Margaret Moran, Labour MP, made the headlines after claiming £22k for treating dry rot at her home in Southampton – more than 100 miles from her Luton constituency. Since then our colleague Miles Johnson has been asking questions about a business she runs called Equality Networks. Here is Miles’ latest dispatch:
Margaret Moran, the Labour MP for Luton South forced to stand down over her parliamentary expenses claims, warned Jacqui Smith, then Home Secretary, against a Muslim organisation in her constituency which was competing for funding with her own non-profit company.
Documents seen by the Financial Times show that in July 2007 Ms Moran sent a letter to Jacqui Smith “to raise concerns” over a Luton-based community organisation was receiving public funding and had applied for “Preventing Violent Extremism” funding from the Department of Communities and Local Government.
Funding applications and letters show that at the same time Equality Networks, a non-profit organisation partially run and staffed from Ms Moran’s constituency office, had made a £25,000 application for the same funding. Neither group received funding that year.
In the letter to Ms Smith – copied to Hazel Blears, who at that time headed the DCLG, Kevin Compton, the chief executive of Luton Council which distributes the funding in Luton, and a divisional commander of Bedfordshire Police – Ms Moran alleged that the group were closely linked to “the Saudi funded Wahabi mosque in Luton” and were creating “Muslim zealots”.
At no point in the letter to the Home Secretary does Moran mention Equality Networks or that the company, which her fiancé is one of two directors, was competing alongside other organisations with the Ethnic Minority Training Project for the funding.

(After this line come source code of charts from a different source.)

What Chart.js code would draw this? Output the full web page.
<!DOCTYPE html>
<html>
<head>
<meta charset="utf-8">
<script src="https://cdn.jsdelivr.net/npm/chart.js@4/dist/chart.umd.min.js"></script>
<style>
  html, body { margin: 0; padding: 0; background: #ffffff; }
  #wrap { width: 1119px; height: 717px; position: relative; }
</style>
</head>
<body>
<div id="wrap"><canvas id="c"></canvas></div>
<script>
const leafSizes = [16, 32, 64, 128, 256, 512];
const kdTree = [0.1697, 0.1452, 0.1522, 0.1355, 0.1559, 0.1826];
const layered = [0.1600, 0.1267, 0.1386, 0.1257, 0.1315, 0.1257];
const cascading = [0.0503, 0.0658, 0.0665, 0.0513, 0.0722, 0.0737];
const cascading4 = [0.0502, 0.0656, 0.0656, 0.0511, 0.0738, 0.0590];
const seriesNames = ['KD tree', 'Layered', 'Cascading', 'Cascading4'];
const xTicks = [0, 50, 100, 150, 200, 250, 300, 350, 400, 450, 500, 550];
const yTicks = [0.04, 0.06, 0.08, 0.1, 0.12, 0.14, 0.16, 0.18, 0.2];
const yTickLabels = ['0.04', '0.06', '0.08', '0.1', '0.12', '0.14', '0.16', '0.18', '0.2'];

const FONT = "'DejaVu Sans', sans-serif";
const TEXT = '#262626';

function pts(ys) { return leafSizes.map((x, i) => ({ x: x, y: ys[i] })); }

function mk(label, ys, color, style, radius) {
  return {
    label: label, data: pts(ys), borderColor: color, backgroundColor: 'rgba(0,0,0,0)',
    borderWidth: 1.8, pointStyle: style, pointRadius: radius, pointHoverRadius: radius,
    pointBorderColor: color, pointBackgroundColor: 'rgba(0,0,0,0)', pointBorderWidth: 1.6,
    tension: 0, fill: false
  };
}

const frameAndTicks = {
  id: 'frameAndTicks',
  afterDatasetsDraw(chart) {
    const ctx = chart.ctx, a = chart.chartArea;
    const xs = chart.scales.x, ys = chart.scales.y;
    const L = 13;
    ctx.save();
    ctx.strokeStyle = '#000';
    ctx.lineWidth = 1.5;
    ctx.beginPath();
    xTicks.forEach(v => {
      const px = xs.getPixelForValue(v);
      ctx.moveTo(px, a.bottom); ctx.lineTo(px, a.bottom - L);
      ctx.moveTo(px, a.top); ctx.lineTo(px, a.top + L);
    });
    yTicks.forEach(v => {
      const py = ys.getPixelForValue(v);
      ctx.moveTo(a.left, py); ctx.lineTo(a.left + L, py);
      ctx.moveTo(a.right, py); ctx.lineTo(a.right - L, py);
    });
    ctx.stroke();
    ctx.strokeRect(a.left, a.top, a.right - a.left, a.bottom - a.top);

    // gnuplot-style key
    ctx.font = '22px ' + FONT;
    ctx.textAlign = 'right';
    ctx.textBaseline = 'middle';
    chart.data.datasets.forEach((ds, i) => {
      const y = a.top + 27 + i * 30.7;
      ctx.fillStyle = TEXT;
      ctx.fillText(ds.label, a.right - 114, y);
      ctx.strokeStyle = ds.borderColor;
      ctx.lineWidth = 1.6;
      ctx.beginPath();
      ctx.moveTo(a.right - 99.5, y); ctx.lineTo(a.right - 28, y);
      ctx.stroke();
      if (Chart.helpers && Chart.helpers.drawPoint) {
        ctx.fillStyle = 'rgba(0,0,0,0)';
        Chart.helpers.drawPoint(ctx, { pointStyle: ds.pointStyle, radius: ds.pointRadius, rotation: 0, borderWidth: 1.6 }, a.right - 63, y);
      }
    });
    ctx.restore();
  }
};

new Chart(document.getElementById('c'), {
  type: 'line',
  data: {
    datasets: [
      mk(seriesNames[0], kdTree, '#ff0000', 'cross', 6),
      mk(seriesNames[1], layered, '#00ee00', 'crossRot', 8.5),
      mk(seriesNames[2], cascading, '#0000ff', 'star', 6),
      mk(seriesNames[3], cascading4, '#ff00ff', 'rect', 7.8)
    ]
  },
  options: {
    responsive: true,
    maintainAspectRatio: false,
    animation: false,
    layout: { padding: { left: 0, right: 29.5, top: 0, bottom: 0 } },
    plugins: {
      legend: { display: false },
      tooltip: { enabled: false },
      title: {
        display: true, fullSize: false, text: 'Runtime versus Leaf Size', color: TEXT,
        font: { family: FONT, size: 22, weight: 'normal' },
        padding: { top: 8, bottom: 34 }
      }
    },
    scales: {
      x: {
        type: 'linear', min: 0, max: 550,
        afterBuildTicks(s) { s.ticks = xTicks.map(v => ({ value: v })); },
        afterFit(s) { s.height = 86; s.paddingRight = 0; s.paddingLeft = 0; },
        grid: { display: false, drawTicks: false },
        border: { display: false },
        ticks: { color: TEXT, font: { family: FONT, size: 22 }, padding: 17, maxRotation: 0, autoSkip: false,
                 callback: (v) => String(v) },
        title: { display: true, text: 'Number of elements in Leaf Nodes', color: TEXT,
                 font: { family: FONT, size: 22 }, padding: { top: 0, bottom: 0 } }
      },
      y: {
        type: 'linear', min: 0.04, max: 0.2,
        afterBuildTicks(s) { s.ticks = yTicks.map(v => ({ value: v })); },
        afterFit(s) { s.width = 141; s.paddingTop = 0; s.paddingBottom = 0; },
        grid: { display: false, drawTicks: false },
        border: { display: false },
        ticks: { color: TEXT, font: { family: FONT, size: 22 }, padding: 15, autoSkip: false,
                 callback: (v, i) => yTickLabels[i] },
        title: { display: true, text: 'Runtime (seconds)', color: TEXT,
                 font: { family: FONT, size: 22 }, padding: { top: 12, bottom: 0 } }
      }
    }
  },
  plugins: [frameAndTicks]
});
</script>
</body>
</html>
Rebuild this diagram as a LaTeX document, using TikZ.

In the letter sent to the Home Secretary Ms Moran wrote: “…this group are not only, I’m told, receiving Home Office funding, but have also as I understand it, applied for the DCLG ‘Extremism and Pathfinder funding! I would appreciate confidentiality in this, but a thorough investigation is urgently required”.
Luton Council told the FT that that EQN and the community organisation, called the Ethnic Minority Training Project, were in direct competition with each other and the organisations who applied for funds during the application process but that neither received funding that year.
“They were all applying for PVE pathfinder funding so yes they were all in direct competition with each other,” a council spokeswoman said.
“All of the 15 organisations applied for the same pot of money – PVE pathfinder funding – however the Council and its key partners agreed a set of five broad key project themes which were specifically appropriate to Luton’s approach. Applicants were asked to specify under which theme the application has been made”.
When Equality Networks heard that its funding application had been rejected, Ms Moran wrote to the Luton council on August 17, 2007 on commons headed note paper “to express my concern and amazement”, and to ask why EQN was declined funds and which groups received funding in its place.